§ **Stated goal**:
Copy each line of the records that contains the word "this".
── Data for the task ──
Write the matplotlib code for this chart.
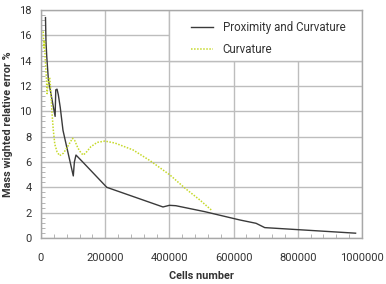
import matplotlib
matplotlib.use("Agg")
import matplotlib.pyplot as plt
import matplotlib.patches as patches
from matplotlib.ticker import AutoMinorLocator, MultipleLocator

plt.rcParams['font.family'] = ['Roboto', 'DejaVu Sans']

# Proximity and Curvature (cells, error %)
prox_x = [14000, 15500, 18000, 23000, 33000, 44000, 46000, 50000, 54000, 60000,
          68500, 80000, 100600, 104000, 109000, 130000, 205000, 380000, 400000,
          420000, 510000, 620000, 670000, 697000, 980000]
prox_y = [17.4, 15.5, 14.3, 12.5, 11.1, 9.6, 11.7, 11.75, 11.3, 10.3,
          8.5, 7.2, 4.9, 6.0, 6.55, 6.0, 4.0, 2.45, 2.58,
          2.55, 2.08, 1.42, 1.16, 0.82, 0.38]

# Curvature
curv_x = [7000, 9000, 11000, 13000, 16000, 19000, 23000, 27000, 30000, 34000,
          38000, 43000, 50000, 58000, 70000, 85000, 98000, 105000, 115000,
          125000, 132000, 142000, 155000, 175000, 199000, 230000, 287000,
          340000, 402000, 450000, 495000, 531000]
curv_y = [16.3, 15.0, 15.6, 14.2, 13.0, 11.4, 12.4, 12.7, 11.8, 10.0,
          8.6, 7.4, 6.8, 6.5, 6.7, 7.3, 7.87, 7.7, 7.1,
          6.7, 6.55, 6.8, 7.2, 7.55, 7.65, 7.5, 6.95,
          6.1, 4.97, 3.9, 3.0, 2.2]

labels = ['Proximity and Curvature', 'Curvature']
grid_col = '#bdbdbd'
text_col = '#333333'

fig = plt.figure(figsize=(3.86, 2.84), dpi=100)
ax = fig.add_axes([41/386, 46/284, 321/386, 228/284])

ax.set_xlim(0, 1000000)
ax.set_ylim(0, 18)
ax.xaxis.set_major_locator(MultipleLocator(200000))
ax.yaxis.set_major_locator(MultipleLocator(2))
ax.xaxis.set_minor_locator(AutoMinorLocator(5))
ax.yaxis.set_minor_locator(AutoMinorLocator(5))
ax.set_axisbelow(True)
ax.grid(True, which='major', color=grid_col, linewidth=1)

for s in ax.spines.values():
    s.set_color('#a8a8a8')
    s.set_linewidth(1)

ax.tick_params(which='both', direction='in', color='#a8a8a8', labelcolor=text_col,
               labelsize=8)
ax.tick_params(which='major', length=0)
ax.tick_params(which='minor', length=3)
ax.tick_params(axis='x', pad=10.5)
ax.tick_params(axis='y', pad=6.5)
ax.xaxis.set_major_formatter(plt.FuncFormatter(lambda v, p: '%d' % v))

# white box for legend, covering the top-right grid cell
box = patches.Rectangle((0.4, 14/18), 0.6, 4/18, transform=ax.transAxes,
                        facecolor='white', edgecolor=grid_col, linewidth=1, zorder=1)
ax.add_patch(box)

ax.plot(prox_x, prox_y, color='#3a3a3a', linewidth=1, label=labels[0], zorder=3)
ax.plot(curv_x, curv_y, color='#c6d92a', linewidth=1.1, linestyle=(0, (1, 1)),
        label=labels[1], zorder=3)

leg = ax.legend(loc='center left', bbox_to_anchor=(0.467, 0.877), frameon=False,
                borderpad=0, borderaxespad=0, handlelength=1.9, handletextpad=0.85,
                labelspacing=0.78, fontsize=8.3)
for t in leg.get_texts():
    t.set_color(text_col)

ax.set_xlabel('Cells number', fontsize=7.8, fontweight='bold', color=text_col, labelpad=6)
ax.set_ylabel('Mass wighted relative error %', fontsize=7.8, fontweight='bold',
              color=text_col, labelpad=5)

fig.savefig('out.png', dpi=100)
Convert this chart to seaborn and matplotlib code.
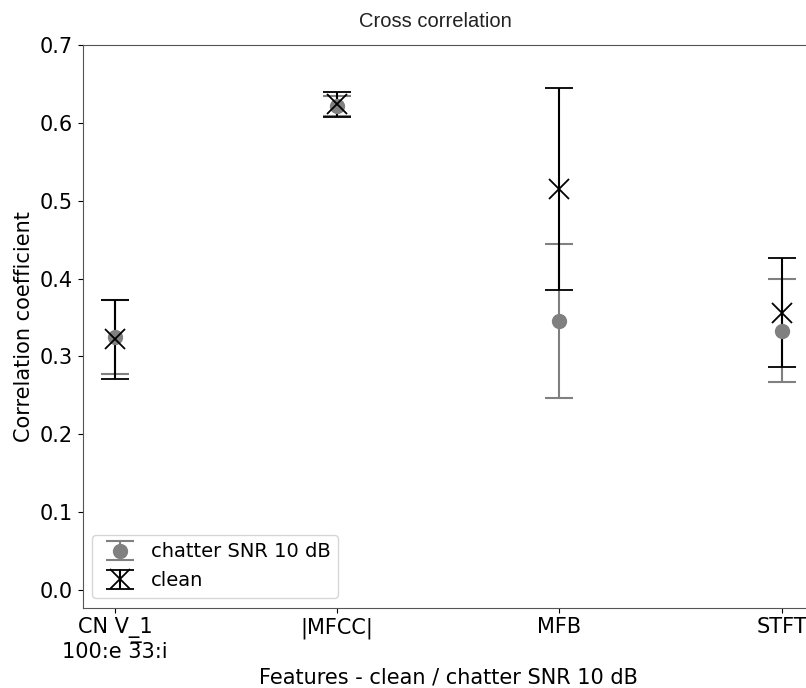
import matplotlib
matplotlib.use("Agg")
import matplotlib.pyplot as plt
import seaborn as sns
import pandas as pd

# values
features = ["CN V_1\n100:e 3\u03053:i", "|MFCC|", "MFB", "STFT"]
clean_mean = [0.322, 0.624, 0.515, 0.356]
clean_std = [0.051, 0.016, 0.130, 0.070]
noisy_mean = [0.325, 0.622, 0.346, 0.333]
noisy_std = [0.047, 0.013, 0.099, 0.066]

df = pd.DataFrame({
    "feature": features,
    "clean": clean_mean, "clean_sd": clean_std,
    "noisy": noisy_mean, "noisy_sd": noisy_std,
})

sns.set_style("ticks")
plt.rcParams["font.family"] = ["DejaVu Sans"]
plt.rcParams.update({"text.color": "black", "axes.labelcolor": "black",
                     "xtick.color": "black", "ytick.color": "black"})

fig = plt.figure(figsize=(8.06, 6.88), dpi=100)
# axes run past the right edge, like the cropped original
ax = fig.add_axes([82.7 / 806, (688 - 607.7) / 688, (814 - 82.7) / 806, (607.7 - 45) / 688])

ax.errorbar(df["feature"], df["noisy"], yerr=df["noisy_sd"], fmt="o", color="grey",
            markersize=10, capsize=10, elinewidth=1.5, capthick=1.5,
            label="chatter SNR 10 dB")
ax.errorbar(df["feature"], df["clean"], yerr=df["clean_sd"], fmt="x", color="black",
            markersize=14, capsize=10, elinewidth=1.5, capthick=1.5, mew=1.3,
            label="clean")

ax.set_xlim(-0.145, 3.145)
ax.set_ylim(-0.0227, 0.7)
ax.set_yticks([0.0, 0.1, 0.2, 0.3, 0.4, 0.5, 0.6, 0.7])
ax.tick_params(labelsize=15)
for s in ax.spines.values():
    s.set_color("#555555")

ax.set_title("Cross correlation", fontsize=14.5, color="#222222", pad=13,
             x=(435 - 82.7) / (814 - 82.7),
             family=["Liberation Sans", "DejaVu Sans"])
ax.set_ylabel("Correlation coefficient", fontsize=15)
ax.set_xlabel("Features - clean / chatter SNR 10 dB", fontsize=15)
ax.legend(loc="lower left", fontsize=14, handletextpad=0.6)

fig.savefig("out.png", dpi=100)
───
§ **Answer below**:
Write the matplotlib code for this chart.
Convert this chart to seaborn and matplotlib code.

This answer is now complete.